Organisasi Kesehatan Dunia (WHO) menyarankan agar obesitas dan diabetes menjadi isu dan fokus pemerintah. Selain itu lembaga ini merekomendasikan perlu membuat kebijakan fiskal akibat pola konsumsi yang dapat berpengaruh terhadap non communicable diseases (NCDs).
Di Indonesia sendiri, data BPJS Kesehatan menunjukkan bahwa biaya kesehatan yang ditanggung pemerintah sehubungan dengan penyakit kencing manis dan gangguan metabolisme termasuk diabetes terus mengalami kenaikan yang cukup signifikan. Hasil penelitian juga menunjukkan adanya hubungan antara konsumsi minuman yang mengandung pemanis terhadap kenaikan berat badan dan obesitas serta risiko gangguan metabolik dan diabetes tipe dua.
Sementara itu, konsumsi minuman ringan terus mengalami tren kenaikan. Data Badan Pusat Statistik (BPS) memperlihatkan bahwa konsumsi minuman berpemanis dalam 20 tahun terakhir mengalami peningkatan yang signifikan. Dalam jangka waktu tersebut konsumsi tumbuh dari 50 juta liter menjadi 780 juta liter.
Konsumen kelas menengah ke atas juga mengubah pola konsumsinya, dari pemenuhan kebutuhan menjadi penawaran kenikmatan yang jauh lebih besar. Diperkirakan masyarakat membelanjakan 1,8%-2% dari total belanja sebulan untuk membeli minuman, dan tentunya yang berpemanis.

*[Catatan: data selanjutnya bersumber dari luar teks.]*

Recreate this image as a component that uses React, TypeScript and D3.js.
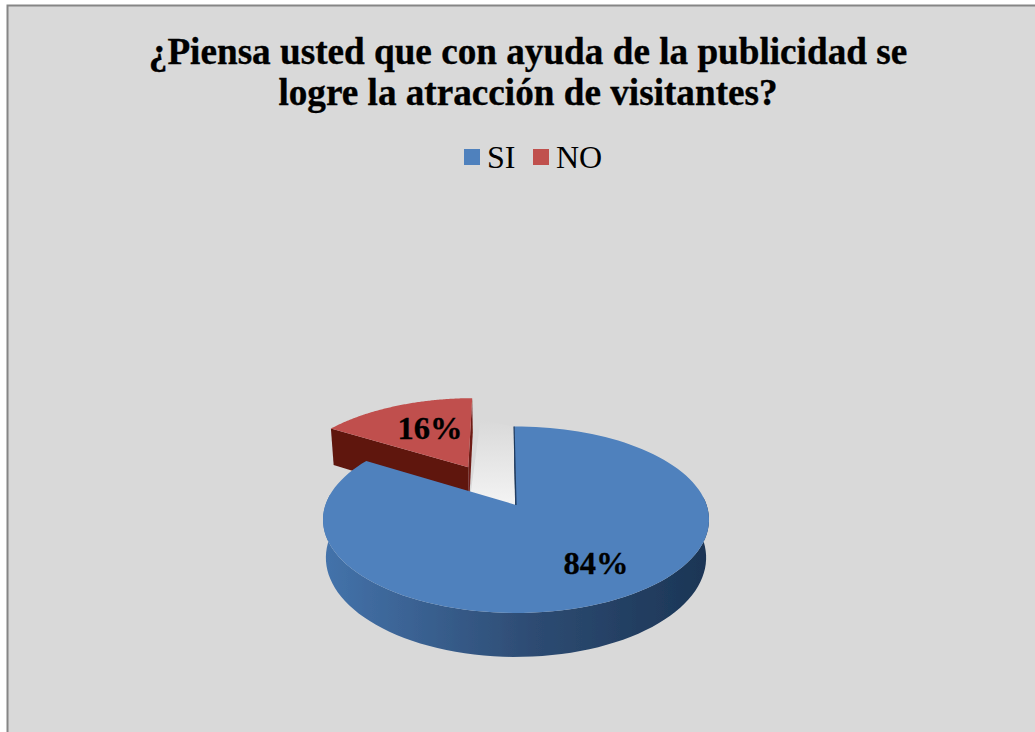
import React from "react";
import * as d3 from "d3";

const titleLines = ["¿Piensa usted que con ayuda de la publicidad se", "logre la atracción de visitantes?"];
const categories = ["SI", "NO"];
const values = [84, 16];
const labels = ["84%", "16%"];
const colors = ["#4F81BD", "#C0504D"];
const sideStops = [
  ["#4473AB", "#2D4B72", "#1B3555"],
  ["#6E1A14", "#5E1510", "#5A1410"],
];

const W = 1035, H = 732;
const cx = 516, apexY = 505, B = 190.6, A = 90.9, k = 0.158, explode = 0.51;
const depths = [37, 42];
const nudgeX = [0, -3];
const rotation = -0.012;
const bottomScale = 0.985;

function project(u: number, v: number, drop = 0, nudge = 0): [number, number] {
  const w = 1 + k * v;
  const s = drop > 0 ? bottomScale : 1;
  return [cx + nudge + (B * u * s) / w, apexY - (A * v) / w + drop / w];
}

export default function App() {
  const pie = d3.pie<number>().sort(null).startAngle(rotation).endAngle(2 * Math.PI + rotation);
  const arcs = pie(values);
  const line = d3.line();

  const shapes = arcs.map((a, i) => {
    const mid = (a.startAngle + a.endAngle) / 2;
    const off = i === 1 ? explode : 0;
    const du = off * Math.sin(mid), dv = off * Math.cos(mid);
    const n = nudgeX[i], depth = depths[i];
    const angles = d3.range(0, 121).map((j) => a.startAngle + ((a.endAngle - a.startAngle) * j) / 120);
    const rim = (t: number, drop = 0) => project(Math.sin(t) + du, Math.cos(t) + dv, drop, n);
    const apex = (drop = 0) => project(du, dv, drop, n);
    const top = line([apex(), ...angles.map((t) => rim(t))]) + "Z";
    const frontAngles = angles.filter((t) => Math.cos(t) < 0.12);
    const wall = line([...frontAngles.map((t) => rim(t)), ...frontAngles.slice().reverse().map((t) => rim(t, depth))]) + "Z";
    const cutStart = line([apex(), rim(a.startAngle), rim(a.startAngle, depth), apex(depth)]) + "Z";
    const cutEnd = line([apex(), rim(a.endAngle), rim(a.endAngle, depth), apex(depth)]) + "Z";
    const edge = line([rim(a.startAngle), apex()]) as string;
    return { top, wall, cutStart, cutEnd, edge, rimTop: rim(arcs[1].endAngle), apexPt: apex(), apexLow: apex(depth) };
  });

  const blue = shapes[0], red = shapes[1];

  const gap = line([
    project(-0.2, 1.1, 0, -3),
    blue.rimTop,
    blue.apexPt,
    red.apexLow,
  ]) + "Z";

  return (
    <svg width={W} height={H} style={{ position: "absolute", left: 0, top: 0 }}>
      <defs>
        <linearGradient id="side0" gradientUnits="userSpaceOnUse" x1={323} x2={709} y1={0} y2={0}>
          <stop offset="0" stopColor={sideStops[0][0]} />
          <stop offset="0.55" stopColor={sideStops[0][1]} />
          <stop offset="1" stopColor={sideStops[0][2]} />
        </linearGradient>
        <linearGradient id="gapFill" gradientUnits="userSpaceOnUse" x1={0} x2={0} y1={420} y2={500}>
          <stop offset="0" stopColor="#D9D9D9" />
          <stop offset="1" stopColor="#F2F2F2" />
        </linearGradient>
        <filter id="soft" x="-5%" y="-5%" width="110%" height="110%">
          <feGaussianBlur stdDeviation="0.7" />
        </filter>
      </defs>
      <rect x={0} y={0} width={W} height={H} fill="#fff" />
      <rect x={7.5} y={5.5} width={W + 20} height={H + 20} fill="#D9D9D9" stroke="#868686" strokeWidth={2} />

      {titleLines.map((t, i) => (
        <text key={t} x={528} y={64 + i * 41} textAnchor="middle" fontFamily="Liberation Serif" fontWeight="bold" fontSize={37.2} fill="#000" stroke="#000" strokeWidth={0.35}>
          {t}
        </text>
      ))}

      {[0, 1].map((i) => (
        <rect key={i} x={[464, 533][i]} y={149} width={16} height={16} fill={colors[i]} />
      ))}
      {categories.map((c, i) => (
        <text key={c} x={[487, 556][i]} y={168} fontFamily="Liberation Serif" fontSize={32} fill="#000">
          {c}
        </text>
      ))}

      <g filter="url(#soft)">
        <path d={gap} fill="url(#gapFill)" />
        <path d={red.wall} fill={sideStops[1][0]} />
        <path d={red.cutEnd} fill={sideStops[1][0]} />
        <path d={red.cutStart} fill={sideStops[1][1]} />
        <path d={red.top} fill={colors[1]} />
        <path d={blue.wall} fill="url(#side0)" />
        <path d={blue.cutStart} fill="#1B3555" />
        <path d={blue.top} fill={colors[0]} />
        <path d={blue.edge} fill="none" stroke="#1F3A5F" strokeWidth={1.2} />
      </g>

      <text x={596} y={574} textAnchor="middle" fontFamily="Liberation Serif" fontWeight="bold" fontSize={32.5} fill="#000" stroke="#000" strokeWidth={0.3}>{labels[0]}</text>
      <text x={430} y={439} textAnchor="middle" fontFamily="Liberation Serif" fontWeight="bold" fontSize={32.5} fill="#000" stroke="#000" strokeWidth={0.3}>{labels[1]}</text>
    </svg>
  );
}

Riset kesehatan dasar Kementerian Kesehatan menunjukkan bahwa prevalensi obesitas di Indonesia terus meningkat setiap tahunnya. Lantaran minuman berpemanis memiliki eksternalitas negatif yang dapat berimbas pada timbulnya biaya sosial berupa biaya jaminan kesehatan yang harus ditanggung oleh pemerintah. Maka pemerintah dapat melakukan intervensi atas konsumsi minuman berpemanis.
Salah satu negara yang telah menerapkan cukai atau pajak atas minuman berpemanis dan berhasil dalam mengurangi tingkat konsumsi atas minuman berpemanis adalah Meksiko. Pemerintah Meksiko mengenakan cukai terhadap minuman berpemanis sehubungan dengan tingginya prevalensi obesitas.
Minuman berpemanis sendiri dianggap sebagai penyebab utama kenaikan berat badan dan obesitas di Meksiko dengan kontribusi tambahan gula dalam pola makan mencapai 70%. Kebijakan pengenaan cukai atas minuman berpemanis tersebut dapat dibilang berhasil karena dapat menurunkan konsumsi atas minuman berpemanis sampai dengan 12% per kapita per hari.